What the task asks | Output nothing but the lines from the one with "Output the web" through the one with "const yTitle = 'Faiz Oranı (%)';", including both. Leave the pictures out of the copy.

The records |
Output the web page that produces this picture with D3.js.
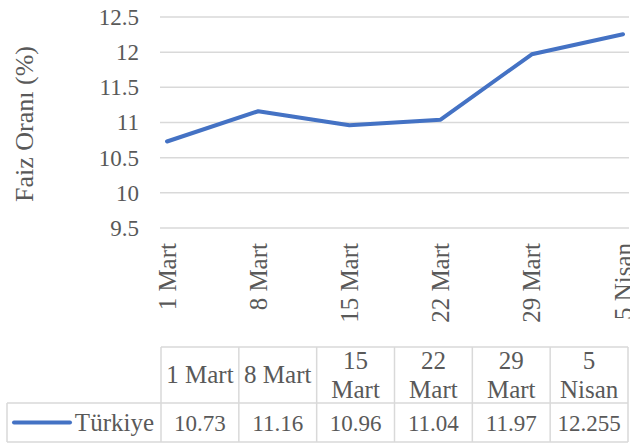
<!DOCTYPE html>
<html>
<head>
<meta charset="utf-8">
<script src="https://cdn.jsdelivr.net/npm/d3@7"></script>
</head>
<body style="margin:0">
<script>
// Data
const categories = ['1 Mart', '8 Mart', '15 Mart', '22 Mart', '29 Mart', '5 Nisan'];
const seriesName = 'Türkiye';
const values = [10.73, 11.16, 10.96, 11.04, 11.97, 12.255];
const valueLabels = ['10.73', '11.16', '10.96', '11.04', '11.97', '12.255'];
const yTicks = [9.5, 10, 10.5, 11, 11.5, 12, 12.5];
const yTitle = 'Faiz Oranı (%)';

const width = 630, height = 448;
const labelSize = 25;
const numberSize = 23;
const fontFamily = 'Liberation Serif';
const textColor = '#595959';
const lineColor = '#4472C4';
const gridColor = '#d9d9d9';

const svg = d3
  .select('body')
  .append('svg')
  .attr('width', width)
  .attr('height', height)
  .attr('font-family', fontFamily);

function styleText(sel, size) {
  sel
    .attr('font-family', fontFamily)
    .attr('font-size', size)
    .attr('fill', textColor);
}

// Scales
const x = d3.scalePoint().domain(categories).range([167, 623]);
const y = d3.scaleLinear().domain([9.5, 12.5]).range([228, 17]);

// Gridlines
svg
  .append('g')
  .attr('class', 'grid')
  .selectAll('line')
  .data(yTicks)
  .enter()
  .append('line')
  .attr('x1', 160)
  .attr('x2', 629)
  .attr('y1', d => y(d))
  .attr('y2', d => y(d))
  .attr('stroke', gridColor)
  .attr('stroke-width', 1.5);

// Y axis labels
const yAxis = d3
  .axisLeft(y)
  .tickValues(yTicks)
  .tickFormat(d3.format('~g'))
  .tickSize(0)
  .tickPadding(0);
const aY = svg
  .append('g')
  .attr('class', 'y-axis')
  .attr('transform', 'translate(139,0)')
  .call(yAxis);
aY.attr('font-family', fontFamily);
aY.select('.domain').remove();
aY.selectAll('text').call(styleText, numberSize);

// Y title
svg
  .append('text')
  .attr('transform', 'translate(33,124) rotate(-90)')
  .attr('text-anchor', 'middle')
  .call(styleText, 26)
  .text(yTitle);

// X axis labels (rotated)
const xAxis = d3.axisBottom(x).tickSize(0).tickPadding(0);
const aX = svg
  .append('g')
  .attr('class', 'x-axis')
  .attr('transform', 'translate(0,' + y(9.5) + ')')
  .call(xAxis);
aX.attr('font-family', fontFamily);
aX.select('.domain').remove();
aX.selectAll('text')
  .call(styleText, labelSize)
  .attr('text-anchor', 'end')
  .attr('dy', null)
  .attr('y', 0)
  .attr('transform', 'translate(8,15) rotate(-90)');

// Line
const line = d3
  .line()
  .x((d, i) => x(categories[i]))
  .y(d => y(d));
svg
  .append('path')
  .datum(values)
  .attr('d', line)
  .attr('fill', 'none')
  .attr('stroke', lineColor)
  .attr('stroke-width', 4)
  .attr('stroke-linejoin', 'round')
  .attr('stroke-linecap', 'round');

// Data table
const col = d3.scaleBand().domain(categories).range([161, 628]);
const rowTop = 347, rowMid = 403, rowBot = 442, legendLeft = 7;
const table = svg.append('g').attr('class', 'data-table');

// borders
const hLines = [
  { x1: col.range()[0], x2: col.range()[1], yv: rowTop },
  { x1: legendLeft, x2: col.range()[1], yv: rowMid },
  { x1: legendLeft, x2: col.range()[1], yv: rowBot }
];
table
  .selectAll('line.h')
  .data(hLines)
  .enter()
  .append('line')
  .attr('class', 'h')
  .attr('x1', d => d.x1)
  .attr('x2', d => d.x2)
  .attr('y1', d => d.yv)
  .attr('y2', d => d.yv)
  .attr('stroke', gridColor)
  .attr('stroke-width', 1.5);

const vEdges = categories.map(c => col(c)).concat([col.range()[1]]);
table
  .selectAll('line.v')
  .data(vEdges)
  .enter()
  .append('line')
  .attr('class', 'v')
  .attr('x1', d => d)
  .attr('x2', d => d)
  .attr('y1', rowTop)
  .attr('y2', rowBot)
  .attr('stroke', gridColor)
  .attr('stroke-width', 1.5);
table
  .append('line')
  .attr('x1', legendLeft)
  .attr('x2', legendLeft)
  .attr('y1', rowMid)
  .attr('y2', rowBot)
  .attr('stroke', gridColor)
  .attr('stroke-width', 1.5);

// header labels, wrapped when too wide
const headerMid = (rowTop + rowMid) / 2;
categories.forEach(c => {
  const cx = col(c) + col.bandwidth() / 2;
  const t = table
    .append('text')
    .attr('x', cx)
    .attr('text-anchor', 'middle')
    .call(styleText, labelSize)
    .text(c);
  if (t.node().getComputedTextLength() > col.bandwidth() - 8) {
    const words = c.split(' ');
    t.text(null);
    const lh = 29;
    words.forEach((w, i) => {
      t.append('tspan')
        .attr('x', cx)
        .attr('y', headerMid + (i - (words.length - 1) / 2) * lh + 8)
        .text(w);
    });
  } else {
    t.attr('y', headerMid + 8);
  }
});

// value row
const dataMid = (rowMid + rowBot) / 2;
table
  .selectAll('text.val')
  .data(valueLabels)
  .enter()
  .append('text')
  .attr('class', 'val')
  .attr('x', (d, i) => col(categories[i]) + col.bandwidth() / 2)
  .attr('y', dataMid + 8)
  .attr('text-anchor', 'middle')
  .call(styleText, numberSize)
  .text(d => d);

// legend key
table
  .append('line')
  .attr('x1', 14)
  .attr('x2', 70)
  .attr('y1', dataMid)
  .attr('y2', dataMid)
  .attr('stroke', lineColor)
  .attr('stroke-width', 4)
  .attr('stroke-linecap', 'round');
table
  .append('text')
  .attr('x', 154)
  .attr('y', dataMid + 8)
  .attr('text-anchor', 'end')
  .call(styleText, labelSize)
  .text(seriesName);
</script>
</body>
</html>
...
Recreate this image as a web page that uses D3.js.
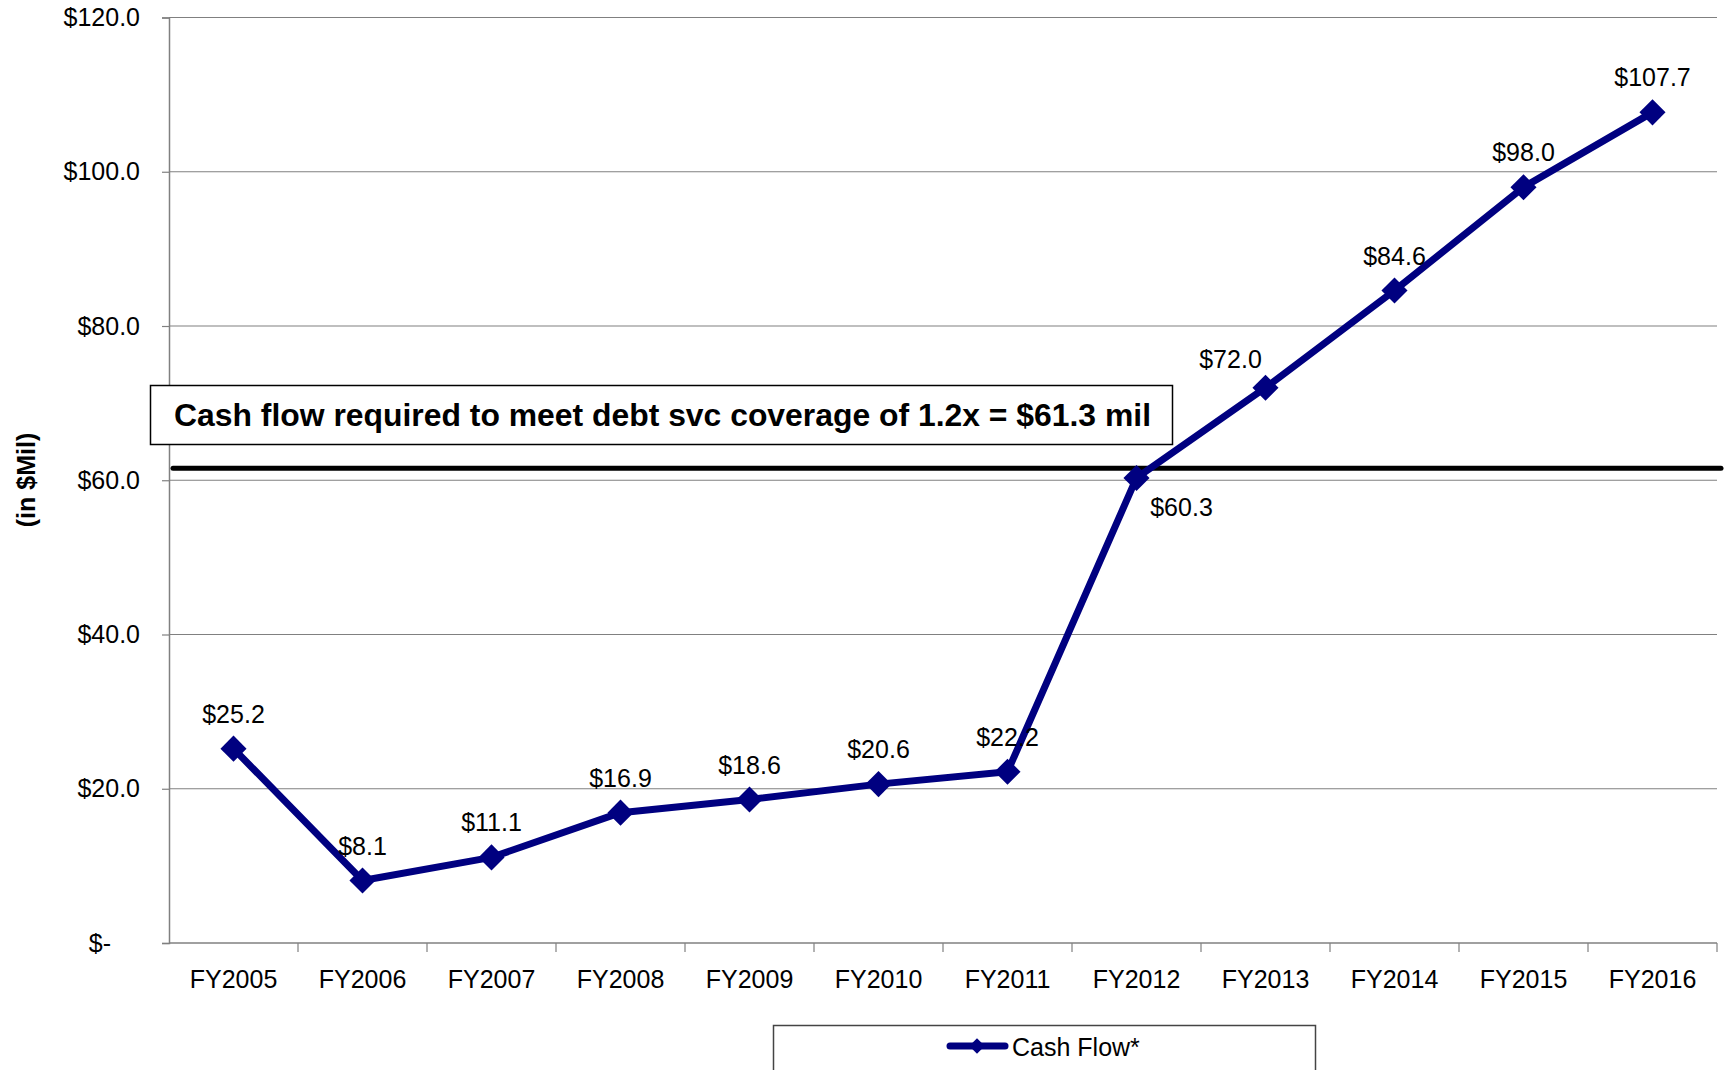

Full answer |
Output the web page that produces this picture with D3.js.
<!DOCTYPE html>
<html>
<head>
<meta charset="utf-8">
<script src="https://cdn.jsdelivr.net/npm/d3@7"></script>
</head>
<body style="margin:0">
<script>
// Data
const categories = ['1 Mart', '8 Mart', '15 Mart', '22 Mart', '29 Mart', '5 Nisan'];
const seriesName = 'Türkiye';
const values = [10.73, 11.16, 10.96, 11.04, 11.97, 12.255];
const valueLabels = ['10.73', '11.16', '10.96', '11.04', '11.97', '12.255'];
const yTicks = [9.5, 10, 10.5, 11, 11.5, 12, 12.5];
const yTitle = 'Faiz Oranı (%)';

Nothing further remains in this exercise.